_The problem_. Please return the full listing below without altering anything.

_Collected data_.
----
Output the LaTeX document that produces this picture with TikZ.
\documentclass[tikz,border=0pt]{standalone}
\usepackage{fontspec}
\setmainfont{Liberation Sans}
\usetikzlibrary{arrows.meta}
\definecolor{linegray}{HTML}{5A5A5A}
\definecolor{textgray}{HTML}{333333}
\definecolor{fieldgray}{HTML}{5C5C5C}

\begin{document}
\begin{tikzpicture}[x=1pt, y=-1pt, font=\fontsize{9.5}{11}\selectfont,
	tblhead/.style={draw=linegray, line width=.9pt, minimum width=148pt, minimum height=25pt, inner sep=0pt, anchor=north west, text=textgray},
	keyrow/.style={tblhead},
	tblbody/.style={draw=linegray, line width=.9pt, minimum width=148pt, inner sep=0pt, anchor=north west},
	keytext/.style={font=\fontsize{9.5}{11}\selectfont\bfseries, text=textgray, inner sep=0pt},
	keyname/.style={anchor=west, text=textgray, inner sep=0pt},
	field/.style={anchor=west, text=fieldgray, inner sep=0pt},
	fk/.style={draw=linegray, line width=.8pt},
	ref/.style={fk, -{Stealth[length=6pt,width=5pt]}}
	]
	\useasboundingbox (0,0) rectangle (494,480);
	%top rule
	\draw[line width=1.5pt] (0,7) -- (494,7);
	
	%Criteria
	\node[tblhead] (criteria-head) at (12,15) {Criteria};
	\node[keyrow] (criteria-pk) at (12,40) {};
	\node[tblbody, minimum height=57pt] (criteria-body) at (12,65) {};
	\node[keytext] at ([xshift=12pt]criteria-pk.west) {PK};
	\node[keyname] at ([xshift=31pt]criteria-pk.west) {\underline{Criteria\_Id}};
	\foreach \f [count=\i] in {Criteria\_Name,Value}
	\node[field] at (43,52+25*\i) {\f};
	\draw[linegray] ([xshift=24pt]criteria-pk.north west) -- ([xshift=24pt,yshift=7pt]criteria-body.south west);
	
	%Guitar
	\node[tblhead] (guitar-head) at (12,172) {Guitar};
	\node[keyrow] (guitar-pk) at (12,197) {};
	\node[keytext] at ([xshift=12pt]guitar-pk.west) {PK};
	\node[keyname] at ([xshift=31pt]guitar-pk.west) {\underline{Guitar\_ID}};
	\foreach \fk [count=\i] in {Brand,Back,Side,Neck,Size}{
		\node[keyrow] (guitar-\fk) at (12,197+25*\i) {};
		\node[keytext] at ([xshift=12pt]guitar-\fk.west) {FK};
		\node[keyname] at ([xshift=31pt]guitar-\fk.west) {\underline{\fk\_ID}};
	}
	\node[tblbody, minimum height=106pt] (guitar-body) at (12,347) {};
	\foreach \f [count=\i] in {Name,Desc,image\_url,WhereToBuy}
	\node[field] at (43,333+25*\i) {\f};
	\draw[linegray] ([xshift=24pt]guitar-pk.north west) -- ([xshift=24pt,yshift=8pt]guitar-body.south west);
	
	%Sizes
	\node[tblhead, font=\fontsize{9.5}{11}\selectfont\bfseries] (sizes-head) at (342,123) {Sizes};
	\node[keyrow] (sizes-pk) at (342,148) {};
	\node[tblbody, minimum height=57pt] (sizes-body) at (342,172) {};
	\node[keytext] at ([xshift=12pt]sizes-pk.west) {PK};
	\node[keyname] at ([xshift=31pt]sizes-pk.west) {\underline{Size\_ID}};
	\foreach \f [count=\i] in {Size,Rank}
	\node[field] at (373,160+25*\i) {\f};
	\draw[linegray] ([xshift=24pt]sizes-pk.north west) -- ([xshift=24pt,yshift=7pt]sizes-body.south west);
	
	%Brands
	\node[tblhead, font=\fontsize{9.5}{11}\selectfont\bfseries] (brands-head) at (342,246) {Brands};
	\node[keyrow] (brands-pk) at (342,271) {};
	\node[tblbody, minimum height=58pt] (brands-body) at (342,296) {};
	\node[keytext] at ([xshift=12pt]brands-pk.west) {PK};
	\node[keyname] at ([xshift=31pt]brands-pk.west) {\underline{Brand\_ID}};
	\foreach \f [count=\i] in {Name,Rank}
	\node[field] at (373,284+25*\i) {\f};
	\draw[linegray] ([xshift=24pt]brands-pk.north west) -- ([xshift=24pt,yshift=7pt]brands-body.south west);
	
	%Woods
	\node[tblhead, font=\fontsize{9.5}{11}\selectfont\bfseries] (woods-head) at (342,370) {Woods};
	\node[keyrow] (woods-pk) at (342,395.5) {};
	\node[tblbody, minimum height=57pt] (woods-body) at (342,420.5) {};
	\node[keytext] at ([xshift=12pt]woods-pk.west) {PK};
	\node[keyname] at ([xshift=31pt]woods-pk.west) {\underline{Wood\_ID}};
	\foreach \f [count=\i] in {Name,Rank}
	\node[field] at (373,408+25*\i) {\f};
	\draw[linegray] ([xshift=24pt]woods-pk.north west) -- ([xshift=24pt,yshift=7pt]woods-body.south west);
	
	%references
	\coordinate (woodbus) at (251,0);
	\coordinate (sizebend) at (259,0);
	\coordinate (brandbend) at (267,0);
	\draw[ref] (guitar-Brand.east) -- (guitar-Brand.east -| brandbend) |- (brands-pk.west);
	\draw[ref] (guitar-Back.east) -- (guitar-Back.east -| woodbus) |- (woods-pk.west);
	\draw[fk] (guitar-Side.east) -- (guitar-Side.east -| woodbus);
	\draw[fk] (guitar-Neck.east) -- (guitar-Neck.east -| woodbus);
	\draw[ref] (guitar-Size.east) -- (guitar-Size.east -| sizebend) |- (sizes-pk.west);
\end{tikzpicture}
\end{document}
----
_Result_.
Output the LaTeX document that produces this picture with TikZ.
\documentclass[tikz,border=0pt]{standalone}
\usepackage{fontspec}
\setmainfont{Liberation Sans}
\usetikzlibrary{arrows.meta}
\definecolor{linegray}{HTML}{5A5A5A}
\definecolor{textgray}{HTML}{333333}
\definecolor{fieldgray}{HTML}{5C5C5C}

\begin{document}
\begin{tikzpicture}[x=1pt, y=-1pt, font=\fontsize{9.5}{11}\selectfont,
	tblhead/.style={draw=linegray, line width=.9pt, minimum width=148pt, minimum height=25pt, inner sep=0pt, anchor=north west, text=textgray},
	keyrow/.style={tblhead},
	tblbody/.style={draw=linegray, line width=.9pt, minimum width=148pt, inner sep=0pt, anchor=north west},
	keytext/.style={font=\fontsize{9.5}{11}\selectfont\bfseries, text=textgray, inner sep=0pt},
	keyname/.style={anchor=west, text=textgray, inner sep=0pt},
	field/.style={anchor=west, text=fieldgray, inner sep=0pt},
	fk/.style={draw=linegray, line width=.8pt},
	ref/.style={fk, -{Stealth[length=6pt,width=5pt]}}
	]
	\useasboundingbox (0,0) rectangle (494,480);
	%top rule
	\draw[line width=1.5pt] (0,7) -- (494,7);
	
	%Criteria
	\node[tblhead] (criteria-head) at (12,15) {Criteria};
	\node[keyrow] (criteria-pk) at (12,40) {};
	\node[tblbody, minimum height=57pt] (criteria-body) at (12,65) {};
	\node[keytext] at ([xshift=12pt]criteria-pk.west) {PK};
	\node[keyname] at ([xshift=31pt]criteria-pk.west) {\underline{Criteria\_Id}};
	\foreach \f [count=\i] in {Criteria\_Name,Value}
	\node[field] at (43,52+25*\i) {\f};
	\draw[linegray] ([xshift=24pt]criteria-pk.north west) -- ([xshift=24pt,yshift=7pt]criteria-body.south west);
	
	%Guitar
	\node[tblhead] (guitar-head) at (12,172) {Guitar};
	\node[keyrow] (guitar-pk) at (12,197) {};
	\node[keytext] at ([xshift=12pt]guitar-pk.west) {PK};
	\node[keyname] at ([xshift=31pt]guitar-pk.west) {\underline{Guitar\_ID}};
	\foreach \fk [count=\i] in {Brand,Back,Side,Neck,Size}{
		\node[keyrow] (guitar-\fk) at (12,197+25*\i) {};
		\node[keytext] at ([xshift=12pt]guitar-\fk.west) {FK};
		\node[keyname] at ([xshift=31pt]guitar-\fk.west) {\underline{\fk\_ID}};
	}
	\node[tblbody, minimum height=106pt] (guitar-body) at (12,347) {};
	\foreach \f [count=\i] in {Name,Desc,image\_url,WhereToBuy}
	\node[field] at (43,333+25*\i) {\f};
	\draw[linegray] ([xshift=24pt]guitar-pk.north west) -- ([xshift=24pt,yshift=8pt]guitar-body.south west);
	
	%Sizes
	\node[tblhead, font=\fontsize{9.5}{11}\selectfont\bfseries] (sizes-head) at (342,123) {Sizes};
	\node[keyrow] (sizes-pk) at (342,148) {};
	\node[tblbody, minimum height=57pt] (sizes-body) at (342,172) {};
	\node[keytext] at ([xshift=12pt]sizes-pk.west) {PK};
	\node[keyname] at ([xshift=31pt]sizes-pk.west) {\underline{Size\_ID}};
	\foreach \f [count=\i] in {Size,Rank}
	\node[field] at (373,160+25*\i) {\f};
	\draw[linegray] ([xshift=24pt]sizes-pk.north west) -- ([xshift=24pt,yshift=7pt]sizes-body.south west);
	
	%Brands
	\node[tblhead, font=\fontsize{9.5}{11}\selectfont\bfseries] (brands-head) at (342,246) {Brands};
	\node[keyrow] (brands-pk) at (342,271) {};
	\node[tblbody, minimum height=58pt] (brands-body) at (342,296) {};
	\node[keytext] at ([xshift=12pt]brands-pk.west) {PK};
	\node[keyname] at ([xshift=31pt]brands-pk.west) {\underline{Brand\_ID}};
	\foreach \f [count=\i] in {Name,Rank}
	\node[field] at (373,284+25*\i) {\f};
	\draw[linegray] ([xshift=24pt]brands-pk.north west) -- ([xshift=24pt,yshift=7pt]brands-body.south west);
	
	%Woods
	\node[tblhead, font=\fontsize{9.5}{11}\selectfont\bfseries] (woods-head) at (342,370) {Woods};
	\node[keyrow] (woods-pk) at (342,395.5) {};
	\node[tblbody, minimum height=57pt] (woods-body) at (342,420.5) {};
	\node[keytext] at ([xshift=12pt]woods-pk.west) {PK};
	\node[keyname] at ([xshift=31pt]woods-pk.west) {\underline{Wood\_ID}};
	\foreach \f [count=\i] in {Name,Rank}
	\node[field] at (373,408+25*\i) {\f};
	\draw[linegray] ([xshift=24pt]woods-pk.north west) -- ([xshift=24pt,yshift=7pt]woods-body.south west);
	
	%references
	\coordinate (woodbus) at (251,0);
	\coordinate (sizebend) at (259,0);
	\coordinate (brandbend) at (267,0);
	\draw[ref] (guitar-Brand.east) -- (guitar-Brand.east -| brandbend) |- (brands-pk.west);
	\draw[ref] (guitar-Back.east) -- (guitar-Back.east -| woodbus) |- (woods-pk.west);
	\draw[fk] (guitar-Side.east) -- (guitar-Side.east -| woodbus);
	\draw[fk] (guitar-Neck.east) -- (guitar-Neck.east -| woodbus);
	\draw[ref] (guitar-Size.east) -- (guitar-Size.east -| sizebend) |- (sizes-pk.west);
\end{tikzpicture}
\end{document}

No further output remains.